GOAL OF THE EXERCISE:
Set down word for word the lines running from the line with "Generate a LaTeX" to the line with "(act) at (992.5,475)", ends included. Skip every picture.

Excerpt from a dataset:

□ □ □ □ □ □ □

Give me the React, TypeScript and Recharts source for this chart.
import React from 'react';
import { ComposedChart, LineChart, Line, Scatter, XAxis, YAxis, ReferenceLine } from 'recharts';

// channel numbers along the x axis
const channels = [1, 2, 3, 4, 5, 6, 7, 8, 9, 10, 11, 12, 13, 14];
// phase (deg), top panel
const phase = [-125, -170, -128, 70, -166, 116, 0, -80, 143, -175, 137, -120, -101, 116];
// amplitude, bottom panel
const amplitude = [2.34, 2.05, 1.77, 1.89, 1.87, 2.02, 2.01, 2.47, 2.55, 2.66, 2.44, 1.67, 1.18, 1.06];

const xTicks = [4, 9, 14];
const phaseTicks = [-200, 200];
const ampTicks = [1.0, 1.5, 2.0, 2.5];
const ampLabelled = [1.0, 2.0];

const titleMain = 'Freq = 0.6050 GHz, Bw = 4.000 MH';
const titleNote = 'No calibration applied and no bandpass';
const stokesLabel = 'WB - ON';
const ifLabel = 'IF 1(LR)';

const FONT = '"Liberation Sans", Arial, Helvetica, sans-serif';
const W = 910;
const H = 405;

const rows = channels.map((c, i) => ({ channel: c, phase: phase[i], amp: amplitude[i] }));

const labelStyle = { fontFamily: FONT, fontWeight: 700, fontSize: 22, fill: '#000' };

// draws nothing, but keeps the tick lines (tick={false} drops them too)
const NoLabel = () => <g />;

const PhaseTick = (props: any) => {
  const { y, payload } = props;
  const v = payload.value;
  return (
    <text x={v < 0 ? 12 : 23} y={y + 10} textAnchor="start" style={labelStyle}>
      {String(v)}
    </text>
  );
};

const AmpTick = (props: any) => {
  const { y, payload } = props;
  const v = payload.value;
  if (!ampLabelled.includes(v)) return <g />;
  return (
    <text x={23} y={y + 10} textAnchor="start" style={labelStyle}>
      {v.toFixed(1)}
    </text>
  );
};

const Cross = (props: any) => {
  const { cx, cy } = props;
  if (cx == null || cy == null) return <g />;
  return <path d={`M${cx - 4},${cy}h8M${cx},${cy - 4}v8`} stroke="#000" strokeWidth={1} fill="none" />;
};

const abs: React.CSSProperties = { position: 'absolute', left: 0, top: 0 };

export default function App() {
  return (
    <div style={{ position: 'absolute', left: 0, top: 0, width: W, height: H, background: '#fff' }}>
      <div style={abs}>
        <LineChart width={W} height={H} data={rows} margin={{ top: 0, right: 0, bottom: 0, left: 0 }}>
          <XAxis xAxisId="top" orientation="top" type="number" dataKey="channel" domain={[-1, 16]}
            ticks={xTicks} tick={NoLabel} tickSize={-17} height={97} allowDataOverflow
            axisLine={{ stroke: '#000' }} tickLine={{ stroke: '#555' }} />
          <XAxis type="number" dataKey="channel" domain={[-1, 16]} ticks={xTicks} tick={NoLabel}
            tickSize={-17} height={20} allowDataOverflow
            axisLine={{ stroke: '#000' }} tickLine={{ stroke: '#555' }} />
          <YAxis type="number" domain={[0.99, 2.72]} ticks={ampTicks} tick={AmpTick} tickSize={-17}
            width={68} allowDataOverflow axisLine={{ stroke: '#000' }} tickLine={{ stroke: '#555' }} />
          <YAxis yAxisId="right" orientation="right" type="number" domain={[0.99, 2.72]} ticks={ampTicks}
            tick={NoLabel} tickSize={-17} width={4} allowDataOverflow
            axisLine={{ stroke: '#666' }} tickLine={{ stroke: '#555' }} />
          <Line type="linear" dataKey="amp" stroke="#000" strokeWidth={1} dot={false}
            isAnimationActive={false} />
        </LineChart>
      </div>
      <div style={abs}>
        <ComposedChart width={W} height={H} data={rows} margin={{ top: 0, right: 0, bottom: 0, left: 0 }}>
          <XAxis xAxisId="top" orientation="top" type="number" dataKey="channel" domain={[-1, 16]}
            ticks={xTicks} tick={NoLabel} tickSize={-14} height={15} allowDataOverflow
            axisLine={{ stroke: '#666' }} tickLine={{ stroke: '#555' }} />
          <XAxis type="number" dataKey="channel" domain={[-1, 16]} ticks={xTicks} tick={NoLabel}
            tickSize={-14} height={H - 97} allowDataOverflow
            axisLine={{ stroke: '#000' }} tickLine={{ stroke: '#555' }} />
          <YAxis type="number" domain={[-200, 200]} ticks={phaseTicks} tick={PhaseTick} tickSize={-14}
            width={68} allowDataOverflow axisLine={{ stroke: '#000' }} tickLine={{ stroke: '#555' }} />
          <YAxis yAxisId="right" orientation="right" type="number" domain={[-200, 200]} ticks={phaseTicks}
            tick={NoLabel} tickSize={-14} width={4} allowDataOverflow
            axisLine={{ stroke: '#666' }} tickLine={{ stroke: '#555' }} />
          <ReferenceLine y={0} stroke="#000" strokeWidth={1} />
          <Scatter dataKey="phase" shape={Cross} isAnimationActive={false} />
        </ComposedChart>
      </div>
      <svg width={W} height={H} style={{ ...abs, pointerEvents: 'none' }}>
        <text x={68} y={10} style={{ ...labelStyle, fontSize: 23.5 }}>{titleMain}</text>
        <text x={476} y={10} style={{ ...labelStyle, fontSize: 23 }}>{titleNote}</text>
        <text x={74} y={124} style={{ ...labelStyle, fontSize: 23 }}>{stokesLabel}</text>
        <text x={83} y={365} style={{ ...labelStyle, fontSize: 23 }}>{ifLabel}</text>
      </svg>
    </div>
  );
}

□ □ □ □ □ □ □

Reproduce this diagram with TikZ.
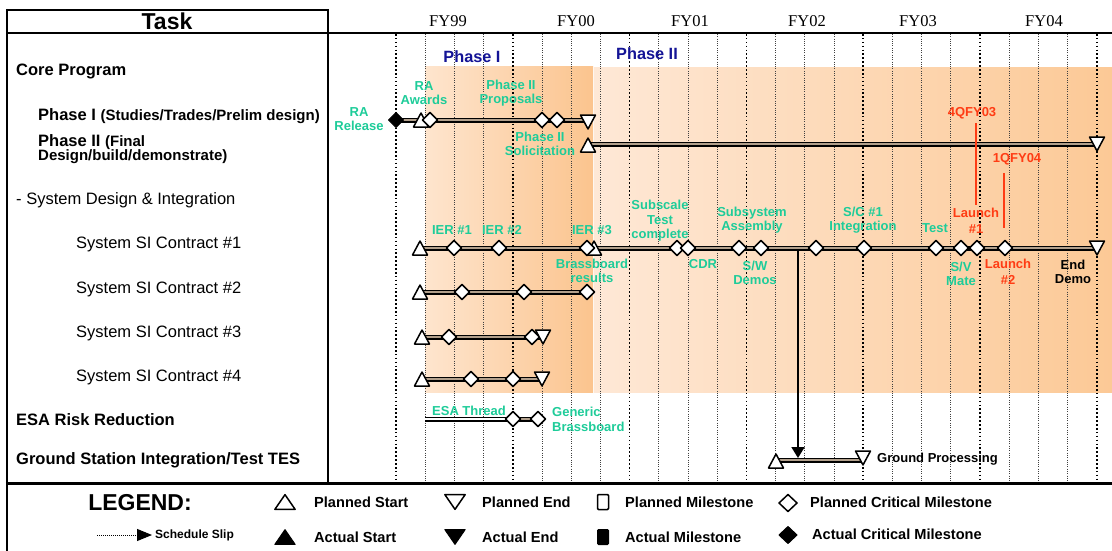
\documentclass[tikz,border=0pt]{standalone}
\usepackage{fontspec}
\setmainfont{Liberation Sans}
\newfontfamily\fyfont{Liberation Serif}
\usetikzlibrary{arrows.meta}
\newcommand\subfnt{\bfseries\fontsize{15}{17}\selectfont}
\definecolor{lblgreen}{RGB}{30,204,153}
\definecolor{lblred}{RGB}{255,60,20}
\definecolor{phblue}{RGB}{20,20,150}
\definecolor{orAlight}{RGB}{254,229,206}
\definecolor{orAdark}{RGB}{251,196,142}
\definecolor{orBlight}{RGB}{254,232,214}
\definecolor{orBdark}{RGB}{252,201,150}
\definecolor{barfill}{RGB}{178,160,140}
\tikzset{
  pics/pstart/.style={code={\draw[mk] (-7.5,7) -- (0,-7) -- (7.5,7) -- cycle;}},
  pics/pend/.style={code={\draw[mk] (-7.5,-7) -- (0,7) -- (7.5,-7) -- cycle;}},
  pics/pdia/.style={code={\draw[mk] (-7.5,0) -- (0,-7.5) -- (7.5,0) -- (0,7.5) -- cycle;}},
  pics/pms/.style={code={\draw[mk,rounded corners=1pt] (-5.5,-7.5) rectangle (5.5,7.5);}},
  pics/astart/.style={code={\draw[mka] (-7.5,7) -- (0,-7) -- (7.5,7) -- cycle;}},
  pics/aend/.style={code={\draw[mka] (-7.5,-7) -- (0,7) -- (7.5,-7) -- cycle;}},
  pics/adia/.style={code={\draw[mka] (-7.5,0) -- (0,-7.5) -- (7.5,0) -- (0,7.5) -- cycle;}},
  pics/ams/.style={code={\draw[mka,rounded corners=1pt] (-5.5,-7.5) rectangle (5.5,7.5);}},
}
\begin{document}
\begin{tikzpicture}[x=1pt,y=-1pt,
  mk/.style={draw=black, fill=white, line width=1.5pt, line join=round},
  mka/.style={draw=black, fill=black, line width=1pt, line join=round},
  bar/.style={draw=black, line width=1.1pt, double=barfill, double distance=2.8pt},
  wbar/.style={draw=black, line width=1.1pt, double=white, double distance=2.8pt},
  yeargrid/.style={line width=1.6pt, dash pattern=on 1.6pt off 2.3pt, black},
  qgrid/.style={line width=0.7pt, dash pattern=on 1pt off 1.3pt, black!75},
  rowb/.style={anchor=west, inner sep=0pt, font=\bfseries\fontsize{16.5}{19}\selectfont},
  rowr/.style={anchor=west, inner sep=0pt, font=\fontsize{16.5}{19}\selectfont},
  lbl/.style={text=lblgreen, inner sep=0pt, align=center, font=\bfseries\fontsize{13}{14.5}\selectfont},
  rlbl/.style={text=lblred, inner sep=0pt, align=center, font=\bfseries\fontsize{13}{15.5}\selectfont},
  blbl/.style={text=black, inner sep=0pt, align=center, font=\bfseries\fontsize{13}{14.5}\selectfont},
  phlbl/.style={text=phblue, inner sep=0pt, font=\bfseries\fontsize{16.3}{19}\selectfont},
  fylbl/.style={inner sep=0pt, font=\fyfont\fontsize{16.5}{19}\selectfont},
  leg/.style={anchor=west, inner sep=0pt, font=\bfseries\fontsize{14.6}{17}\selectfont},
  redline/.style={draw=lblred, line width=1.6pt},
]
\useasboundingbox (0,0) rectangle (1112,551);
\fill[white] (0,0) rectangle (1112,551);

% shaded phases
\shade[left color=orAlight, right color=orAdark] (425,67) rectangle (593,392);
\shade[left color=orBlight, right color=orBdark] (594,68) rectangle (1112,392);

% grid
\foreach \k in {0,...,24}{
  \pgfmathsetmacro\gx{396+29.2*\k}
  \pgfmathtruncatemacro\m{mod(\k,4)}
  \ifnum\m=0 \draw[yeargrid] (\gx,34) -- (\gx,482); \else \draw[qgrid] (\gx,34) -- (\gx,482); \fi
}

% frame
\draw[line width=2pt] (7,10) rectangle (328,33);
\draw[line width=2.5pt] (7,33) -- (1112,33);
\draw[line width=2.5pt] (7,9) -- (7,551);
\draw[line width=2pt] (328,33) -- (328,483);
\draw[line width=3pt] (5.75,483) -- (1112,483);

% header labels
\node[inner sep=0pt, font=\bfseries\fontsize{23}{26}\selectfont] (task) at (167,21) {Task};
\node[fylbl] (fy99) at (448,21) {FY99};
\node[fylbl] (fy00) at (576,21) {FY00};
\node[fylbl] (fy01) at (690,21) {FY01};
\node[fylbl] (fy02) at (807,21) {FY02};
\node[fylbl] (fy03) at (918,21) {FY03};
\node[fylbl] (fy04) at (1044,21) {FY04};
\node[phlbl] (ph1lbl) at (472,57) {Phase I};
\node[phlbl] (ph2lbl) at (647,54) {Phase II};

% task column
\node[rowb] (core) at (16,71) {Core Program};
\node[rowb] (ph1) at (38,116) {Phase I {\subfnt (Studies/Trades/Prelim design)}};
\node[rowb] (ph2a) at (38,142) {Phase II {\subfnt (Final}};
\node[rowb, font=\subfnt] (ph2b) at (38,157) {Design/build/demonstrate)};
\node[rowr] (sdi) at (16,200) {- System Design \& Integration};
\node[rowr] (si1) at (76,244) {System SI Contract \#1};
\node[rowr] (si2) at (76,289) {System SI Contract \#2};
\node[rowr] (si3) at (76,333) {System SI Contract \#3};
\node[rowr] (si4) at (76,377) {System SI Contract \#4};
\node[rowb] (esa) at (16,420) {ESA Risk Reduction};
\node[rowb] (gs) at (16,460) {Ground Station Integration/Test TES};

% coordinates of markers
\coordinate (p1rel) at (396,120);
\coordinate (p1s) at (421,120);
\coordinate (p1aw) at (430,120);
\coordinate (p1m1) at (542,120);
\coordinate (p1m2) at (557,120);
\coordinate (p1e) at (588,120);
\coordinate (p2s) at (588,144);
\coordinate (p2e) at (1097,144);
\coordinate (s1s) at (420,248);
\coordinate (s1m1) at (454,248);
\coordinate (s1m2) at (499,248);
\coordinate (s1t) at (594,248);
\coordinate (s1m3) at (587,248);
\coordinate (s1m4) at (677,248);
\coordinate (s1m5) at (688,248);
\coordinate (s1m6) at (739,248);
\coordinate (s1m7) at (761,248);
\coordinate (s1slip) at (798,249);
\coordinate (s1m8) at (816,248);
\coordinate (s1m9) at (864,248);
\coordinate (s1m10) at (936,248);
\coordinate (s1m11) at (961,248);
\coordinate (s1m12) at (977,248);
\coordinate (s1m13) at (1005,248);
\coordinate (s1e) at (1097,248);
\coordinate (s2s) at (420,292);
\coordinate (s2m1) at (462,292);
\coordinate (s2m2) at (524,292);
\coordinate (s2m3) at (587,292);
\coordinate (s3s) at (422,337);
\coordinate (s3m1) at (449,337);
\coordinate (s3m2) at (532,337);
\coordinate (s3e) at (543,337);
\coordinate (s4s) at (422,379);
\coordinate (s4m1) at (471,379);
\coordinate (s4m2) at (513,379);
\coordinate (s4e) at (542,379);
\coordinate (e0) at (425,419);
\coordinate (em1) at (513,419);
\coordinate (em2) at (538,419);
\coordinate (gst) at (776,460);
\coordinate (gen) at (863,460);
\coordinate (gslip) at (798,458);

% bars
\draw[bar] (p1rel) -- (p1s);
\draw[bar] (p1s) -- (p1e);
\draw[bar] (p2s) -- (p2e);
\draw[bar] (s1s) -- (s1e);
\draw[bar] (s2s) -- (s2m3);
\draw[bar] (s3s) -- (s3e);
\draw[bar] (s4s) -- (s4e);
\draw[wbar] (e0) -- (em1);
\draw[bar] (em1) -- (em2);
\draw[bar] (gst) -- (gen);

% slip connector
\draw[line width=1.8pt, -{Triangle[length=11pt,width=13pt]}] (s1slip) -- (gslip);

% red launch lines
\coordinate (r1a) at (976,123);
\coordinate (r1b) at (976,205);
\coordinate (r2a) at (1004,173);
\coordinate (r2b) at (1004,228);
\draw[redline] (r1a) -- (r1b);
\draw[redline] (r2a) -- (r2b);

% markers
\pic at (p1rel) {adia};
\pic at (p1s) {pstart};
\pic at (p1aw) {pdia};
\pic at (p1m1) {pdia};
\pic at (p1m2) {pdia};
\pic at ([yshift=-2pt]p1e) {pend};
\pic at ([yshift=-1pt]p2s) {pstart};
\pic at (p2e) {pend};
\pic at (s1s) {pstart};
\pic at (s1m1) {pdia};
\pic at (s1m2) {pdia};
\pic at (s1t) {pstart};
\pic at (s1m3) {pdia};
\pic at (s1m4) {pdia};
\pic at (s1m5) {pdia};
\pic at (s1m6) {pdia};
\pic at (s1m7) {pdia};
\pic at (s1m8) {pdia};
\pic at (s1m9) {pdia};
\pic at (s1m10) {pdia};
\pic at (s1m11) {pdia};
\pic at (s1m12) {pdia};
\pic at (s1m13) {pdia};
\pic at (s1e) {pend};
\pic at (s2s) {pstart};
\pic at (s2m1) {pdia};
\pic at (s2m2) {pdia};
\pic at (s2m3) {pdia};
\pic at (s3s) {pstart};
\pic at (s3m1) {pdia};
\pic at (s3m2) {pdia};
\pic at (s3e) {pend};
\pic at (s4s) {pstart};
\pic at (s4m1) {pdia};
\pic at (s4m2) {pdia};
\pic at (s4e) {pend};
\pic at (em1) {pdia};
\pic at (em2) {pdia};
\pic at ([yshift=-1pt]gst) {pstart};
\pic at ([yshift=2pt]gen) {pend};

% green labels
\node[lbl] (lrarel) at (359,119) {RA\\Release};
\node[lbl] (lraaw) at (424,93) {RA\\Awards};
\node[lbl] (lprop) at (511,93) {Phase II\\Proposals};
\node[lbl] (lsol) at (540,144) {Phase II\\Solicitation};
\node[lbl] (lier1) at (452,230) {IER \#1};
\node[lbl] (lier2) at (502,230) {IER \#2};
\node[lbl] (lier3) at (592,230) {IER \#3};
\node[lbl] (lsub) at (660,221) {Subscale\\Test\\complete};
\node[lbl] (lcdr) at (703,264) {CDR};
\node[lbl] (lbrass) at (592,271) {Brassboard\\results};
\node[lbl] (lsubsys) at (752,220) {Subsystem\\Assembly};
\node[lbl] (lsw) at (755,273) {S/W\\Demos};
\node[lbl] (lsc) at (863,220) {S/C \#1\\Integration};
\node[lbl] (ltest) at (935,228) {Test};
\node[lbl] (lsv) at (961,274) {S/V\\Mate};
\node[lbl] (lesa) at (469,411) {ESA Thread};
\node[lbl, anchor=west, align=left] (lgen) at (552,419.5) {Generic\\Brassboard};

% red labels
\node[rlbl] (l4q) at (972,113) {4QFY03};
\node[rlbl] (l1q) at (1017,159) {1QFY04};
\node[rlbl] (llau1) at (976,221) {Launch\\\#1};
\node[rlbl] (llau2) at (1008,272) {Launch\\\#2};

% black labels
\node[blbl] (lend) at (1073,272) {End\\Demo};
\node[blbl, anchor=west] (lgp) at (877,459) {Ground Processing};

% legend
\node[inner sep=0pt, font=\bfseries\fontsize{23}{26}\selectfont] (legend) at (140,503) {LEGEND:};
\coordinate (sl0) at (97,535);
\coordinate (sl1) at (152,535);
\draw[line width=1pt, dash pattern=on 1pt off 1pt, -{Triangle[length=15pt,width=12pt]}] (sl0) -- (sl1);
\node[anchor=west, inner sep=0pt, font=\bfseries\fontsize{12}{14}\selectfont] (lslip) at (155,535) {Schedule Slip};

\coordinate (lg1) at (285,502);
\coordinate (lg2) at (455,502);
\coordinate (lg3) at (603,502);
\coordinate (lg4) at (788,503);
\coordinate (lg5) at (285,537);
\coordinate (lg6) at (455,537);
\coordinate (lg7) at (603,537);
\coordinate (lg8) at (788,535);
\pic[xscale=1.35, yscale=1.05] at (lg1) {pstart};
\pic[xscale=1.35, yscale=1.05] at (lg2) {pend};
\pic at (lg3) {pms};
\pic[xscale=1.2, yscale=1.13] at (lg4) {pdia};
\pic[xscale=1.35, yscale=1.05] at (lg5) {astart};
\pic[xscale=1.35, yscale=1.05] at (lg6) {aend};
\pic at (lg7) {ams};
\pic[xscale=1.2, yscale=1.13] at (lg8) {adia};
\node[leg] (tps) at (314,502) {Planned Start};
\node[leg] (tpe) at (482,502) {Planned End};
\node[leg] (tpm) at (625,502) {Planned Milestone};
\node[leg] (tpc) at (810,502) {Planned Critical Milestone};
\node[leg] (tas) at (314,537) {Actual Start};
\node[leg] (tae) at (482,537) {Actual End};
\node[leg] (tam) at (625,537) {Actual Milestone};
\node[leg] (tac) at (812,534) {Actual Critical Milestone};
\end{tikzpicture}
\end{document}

□ □ □ □ □ □ □

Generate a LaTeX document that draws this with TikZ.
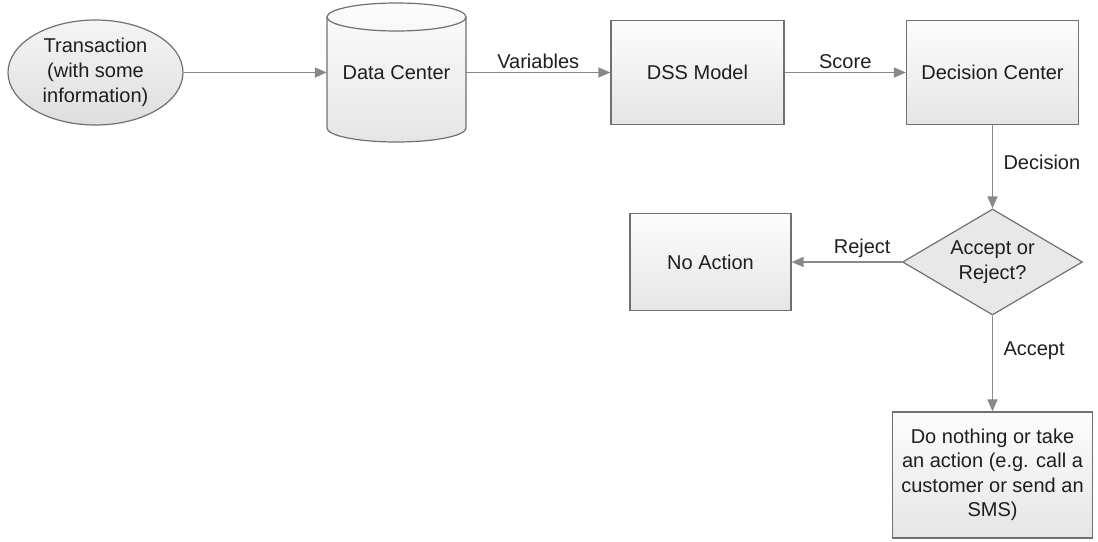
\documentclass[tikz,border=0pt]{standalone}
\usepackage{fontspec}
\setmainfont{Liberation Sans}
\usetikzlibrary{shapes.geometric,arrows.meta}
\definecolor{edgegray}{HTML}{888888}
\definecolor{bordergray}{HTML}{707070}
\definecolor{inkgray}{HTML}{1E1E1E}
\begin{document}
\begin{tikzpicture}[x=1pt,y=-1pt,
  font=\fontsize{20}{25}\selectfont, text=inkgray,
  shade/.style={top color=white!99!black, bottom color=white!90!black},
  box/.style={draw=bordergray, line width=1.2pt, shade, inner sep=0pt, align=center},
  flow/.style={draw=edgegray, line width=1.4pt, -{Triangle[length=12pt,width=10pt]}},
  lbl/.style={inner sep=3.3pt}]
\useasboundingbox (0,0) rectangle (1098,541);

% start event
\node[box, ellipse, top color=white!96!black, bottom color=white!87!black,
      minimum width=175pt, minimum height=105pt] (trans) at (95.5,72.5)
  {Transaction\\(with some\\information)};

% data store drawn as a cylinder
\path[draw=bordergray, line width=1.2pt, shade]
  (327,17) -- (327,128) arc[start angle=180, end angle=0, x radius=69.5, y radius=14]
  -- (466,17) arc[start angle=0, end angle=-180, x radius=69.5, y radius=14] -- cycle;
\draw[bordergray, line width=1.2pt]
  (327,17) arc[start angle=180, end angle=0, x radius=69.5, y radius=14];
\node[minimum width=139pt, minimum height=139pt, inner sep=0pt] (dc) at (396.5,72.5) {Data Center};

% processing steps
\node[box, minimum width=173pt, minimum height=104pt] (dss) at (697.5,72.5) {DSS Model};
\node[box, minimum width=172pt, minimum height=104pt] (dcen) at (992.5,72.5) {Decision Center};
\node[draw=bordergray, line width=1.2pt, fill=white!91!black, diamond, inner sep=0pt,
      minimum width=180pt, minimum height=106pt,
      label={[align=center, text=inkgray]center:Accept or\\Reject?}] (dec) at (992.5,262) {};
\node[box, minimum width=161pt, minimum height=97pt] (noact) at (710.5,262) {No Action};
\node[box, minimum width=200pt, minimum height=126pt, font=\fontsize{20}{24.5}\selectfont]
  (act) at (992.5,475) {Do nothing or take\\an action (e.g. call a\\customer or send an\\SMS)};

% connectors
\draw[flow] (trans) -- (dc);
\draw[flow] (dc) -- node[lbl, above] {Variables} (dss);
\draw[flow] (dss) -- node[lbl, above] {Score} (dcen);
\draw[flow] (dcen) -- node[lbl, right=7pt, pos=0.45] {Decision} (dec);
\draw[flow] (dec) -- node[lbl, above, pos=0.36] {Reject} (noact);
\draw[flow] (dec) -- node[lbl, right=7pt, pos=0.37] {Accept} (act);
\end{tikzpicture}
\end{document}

□ □ □ □ □ □ □

TASK RESPONSE:
Generate a LaTeX document that draws this with TikZ.
\documentclass[tikz,border=0pt]{standalone}
\usepackage{fontspec}
\setmainfont{Liberation Sans}
\usetikzlibrary{shapes.geometric,arrows.meta}
\definecolor{edgegray}{HTML}{888888}
\definecolor{bordergray}{HTML}{707070}
\definecolor{inkgray}{HTML}{1E1E1E}
\begin{document}
\begin{tikzpicture}[x=1pt,y=-1pt,
  font=\fontsize{20}{25}\selectfont, text=inkgray,
  shade/.style={top color=white!99!black, bottom color=white!90!black},
  box/.style={draw=bordergray, line width=1.2pt, shade, inner sep=0pt, align=center},
  flow/.style={draw=edgegray, line width=1.4pt, -{Triangle[length=12pt,width=10pt]}},
  lbl/.style={inner sep=3.3pt}]
\useasboundingbox (0,0) rectangle (1098,541);

% start event
\node[box, ellipse, top color=white!96!black, bottom color=white!87!black,
      minimum width=175pt, minimum height=105pt] (trans) at (95.5,72.5)
  {Transaction\\(with some\\information)};

% data store drawn as a cylinder
\path[draw=bordergray, line width=1.2pt, shade]
  (327,17) -- (327,128) arc[start angle=180, end angle=0, x radius=69.5, y radius=14]
  -- (466,17) arc[start angle=0, end angle=-180, x radius=69.5, y radius=14] -- cycle;
\draw[bordergray, line width=1.2pt]
  (327,17) arc[start angle=180, end angle=0, x radius=69.5, y radius=14];
\node[minimum width=139pt, minimum height=139pt, inner sep=0pt] (dc) at (396.5,72.5) {Data Center};

% processing steps
\node[box, minimum width=173pt, minimum height=104pt] (dss) at (697.5,72.5) {DSS Model};
\node[box, minimum width=172pt, minimum height=104pt] (dcen) at (992.5,72.5) {Decision Center};
\node[draw=bordergray, line width=1.2pt, fill=white!91!black, diamond, inner sep=0pt,
      minimum width=180pt, minimum height=106pt,
      label={[align=center, text=inkgray]center:Accept or\\Reject?}] (dec) at (992.5,262) {};
\node[box, minimum width=161pt, minimum height=97pt] (noact) at (710.5,262) {No Action};
\node[box, minimum width=200pt, minimum height=126pt, font=\fontsize{20}{24.5}\selectfont]
  (act) at (992.5,475) {Do nothing or take\\an action (e.g. call a\\customer or send an\\SMS)};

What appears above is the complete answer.